Tobacco is a Dirty Habit We’re Not Quite Ready to Kick
Northwest Florida has a troubling love affair with tobacco.
County-level reports of smoking habits from 2002-13 consistently show that residents of Escambia, Santa Rosa, Okaloosa and Walton counties are 20-40 percent more likely to smoke tobacco than individuals from other parts of the state.
In 2013, smoking prevalence in these four counties ranged between 22.4-23.6 percent compared to a state average of only 16.8 percent. The figure below displays the prevalence rates for our four-county area of interest as well as both state and national rates using data from the Behavioral Risk Factor Surveillance System, a survey designed to collect information on individual risk behavior and preventative health practices.

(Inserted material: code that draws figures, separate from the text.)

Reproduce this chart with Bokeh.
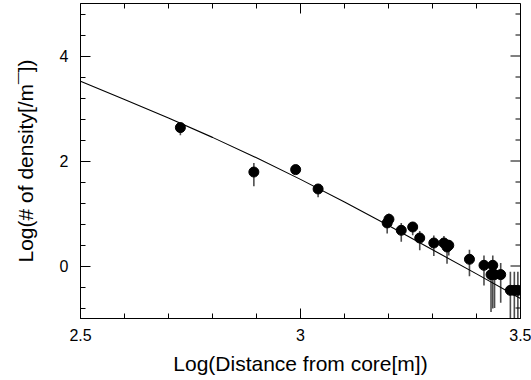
import math
from bokeh.plotting import figure
from bokeh.models import Range1d, FixedTicker, ColumnDataSource
from bokeh.embed import file_html
from bokeh.resources import INLINE

# ---- data ----
dist_log = [2.727, 2.894, 2.989, 3.040, 3.197, 3.201, 3.229, 3.255, 3.271, 3.303, 3.326,
            3.333, 3.337, 3.384, 3.417, 3.437, 3.433, 3.441, 3.455, 3.477, 3.486, 3.494]
dens_log = [2.636, 1.79, 1.836, 1.467, 0.82, 0.89, 0.68, 0.743, 0.533, 0.438, 0.438,
            0.362, 0.394, 0.128, 0.013, 0.013, -0.164, -0.164, -0.164, -0.463, -0.463, -0.463]
err_low = [2.49, 1.52, 1.78, 1.31, 0.62, 0.79, 0.46, 0.585, 0.30, 0.19, 0.30,
           0.045, 0.20, -0.196, -0.37, -0.81, -0.875, -0.80, -0.70, -1.1, -1.1, -1.1]
err_high = [2.73, 1.96, 1.89, 1.56, 0.92, 1.0, 0.82, 0.84, 0.667, 0.58, 0.57,
            0.47, 0.50, 0.31, 0.20, 0.20, 0.02, 0.02, 0.057, -0.11, -0.11, -0.11]

fit_x = [2.5, 2.6, 2.7, 2.8, 2.9, 3.0, 3.1, 3.2, 3.3, 3.4, 3.5]
fit_y = [3.52, 3.17, 2.82, 2.45, 2.06, 1.65, 1.22, 0.77, 0.31, -0.15, -0.62]

x_lim = (2.5, 3.5)
y_lim = (-1, 5)
x_major = [2.5, 3.0, 3.5]
x_minor = [2.6, 2.7, 2.8, 2.9, 3.1, 3.2, 3.3, 3.4]
y_major = [0, 2, 4]
y_minor = [-0.8, -0.4, 0.4, 0.8, 1.2, 1.6, 2.4, 2.8, 3.2, 3.6, 4.4, 4.8]

FONT = "Liberation Sans"

p = figure(width=531, height=380, output_backend="svg", toolbar_location=None,
           x_range=Range1d(*x_lim), y_range=Range1d(*y_lim),
           min_border_left=80, min_border_right=11, min_border_top=3, min_border_bottom=62,
           x_axis_label="Log(Distance from core[m])",
           y_axis_label="Log(# of density[/m¯])")
p.grid.visible = False
p.outline_line_color = "black"
p.outline_line_width = 1
p.background_fill_color = "white"
p.border_fill_color = "white"

src = ColumnDataSource(dict(x=dist_log, y=dens_log, lo=err_low, hi=err_high))
p.segment(x0="x", y0="lo", x1="x", y1="hi", source=src, line_color="#4d4d4d", line_width=1.6)
p.line(fit_x, fit_y, line_color="black", line_width=1.1)
p.scatter("x", "y", source=src, size=10, fill_color="black", line_color="black")

# inward ticks on the top and right frame edges (half of each dash is clipped by the frame)
p.scatter(x_major, [y_lim[1]] * len(x_major), marker="dash", angle=math.pi / 2, size=20,
          line_color="black", line_width=1)
p.scatter(x_minor, [y_lim[1]] * len(x_minor), marker="dash", angle=math.pi / 2, size=10,
          line_color="black", line_width=1)
p.scatter([x_lim[1]] * len(y_major), y_major, marker="dash", size=20,
          line_color="black", line_width=1)
p.scatter([x_lim[1]] * len(y_minor), y_minor, marker="dash", size=10,
          line_color="black", line_width=1)

for ax, ticker in ((p.xaxis[0], FixedTicker(ticks=x_major, minor_ticks=x_minor)),
                   (p.yaxis[0], FixedTicker(ticks=y_major, minor_ticks=y_minor))):
    ax.ticker = ticker
    ax.major_tick_in = 10
    ax.major_tick_out = 0
    ax.minor_tick_in = 5
    ax.minor_tick_out = 0
    ax.axis_line_color = "black"
    ax.major_tick_line_color = "black"
    ax.minor_tick_line_color = "black"
    ax.major_label_text_font = FONT
    ax.major_label_text_font_size = "16px"
    ax.major_label_text_color = "black"
    ax.axis_label_text_font = FONT
    ax.axis_label_text_font_size = "21px"
    ax.axis_label_text_font_style = "normal"
    ax.axis_label_text_color = "black"

p.xaxis[0].major_label_standoff = 10
p.xaxis[0].axis_label_standoff = 8
p.yaxis[0].major_label_standoff = 12
p.yaxis[0].axis_label_standoff = 20

open("out.html", "w").write(file_html(p, INLINE))
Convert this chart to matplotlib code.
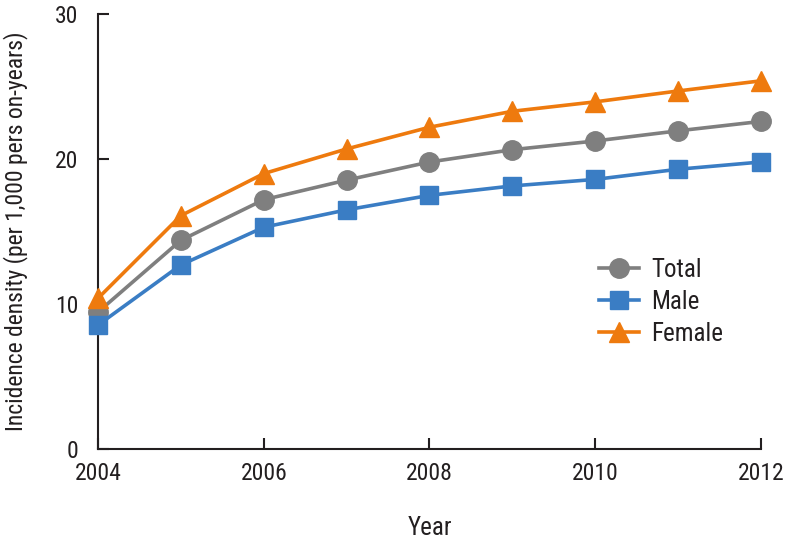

Note: The weighting method used to generalize prevalence rates was changed in 2011 with the addition of cellular telephone responses.
While the overall prevalence rates for our area have been steadily decreasing since 2002, no progress has been made in catching up to either the state or national rates. Surprisingly, men can’t be singled out as the driving force behind these findings.
Across all four counties, both women and men are more likely to smoke than their same-gender counterparts from other areas in the state. In Okaloosa County, women are actually more likely to smoke cigarettes than men.
It is fairly common knowledge that smokers are more likely to develop cancer, chronic obstructive pulmonary disease and die at a younger age than non-smokers. The dangers of secondhand smoke are also fairly well publicized.
However, perhaps the most damaging effect of smoking may be that it induces others to also pick up the habit. Recent research on parental and child smoking show that parental smoking is associated with a much higher likelihood of children picking up the habit, confirming the theory that children often “do what they see.”
Evidence from the 2012 and 2014 Florida Youth Tobacco Surveys supports these findings. Students from Escambia, Santa Rosa and Walton counties were more likely to have smoked cigarettes in the past 30 days than those from the rest of the state. In 2012, Walton County students were twice as likely as those from the rest of the state (12.2 percent versus 6.1 percent) to have smoked a cigarette over the past 30 days. Okaloosa County can celebrate reducing cigarette usage by more than 50 percent between 2012 and 2014 (and now below the state average).
Source: Centers for Disease Control and Prevention.
While the current data can’t directly link child to parent smoking habits, a few factors point to that as a likely cause. Middle- and high-schoolers from Escambia, Santa Rosa and Walton counties are more likely to respond that smoking is allowed in the house, and more students were exposed to secondhand smoke during the past seven days from all four Northwest Florida counties when compared to the rest of the state. Unless something is done to fix this trend, the data suggest cigarette usage in Northwest Florida will likely remain higher than the state average for the foreseeable future.
One possible solution is to get parents to stop smoking before their children reach adolescence. A 2009 study published in Pediatrics found that youth aged 12-17 whose parents had quit smoking were no more likely to pick up smoking that those born to parents who had never smoked. Targeting key demographic groups such as this may allow policy makers to make the most of their money spent on smoking cessations. We can think of it as an investment in the future with the ability to start seeing dividends right away.
John Hartman is an economist with the Haas Center at the University of West Florida in Pensacola.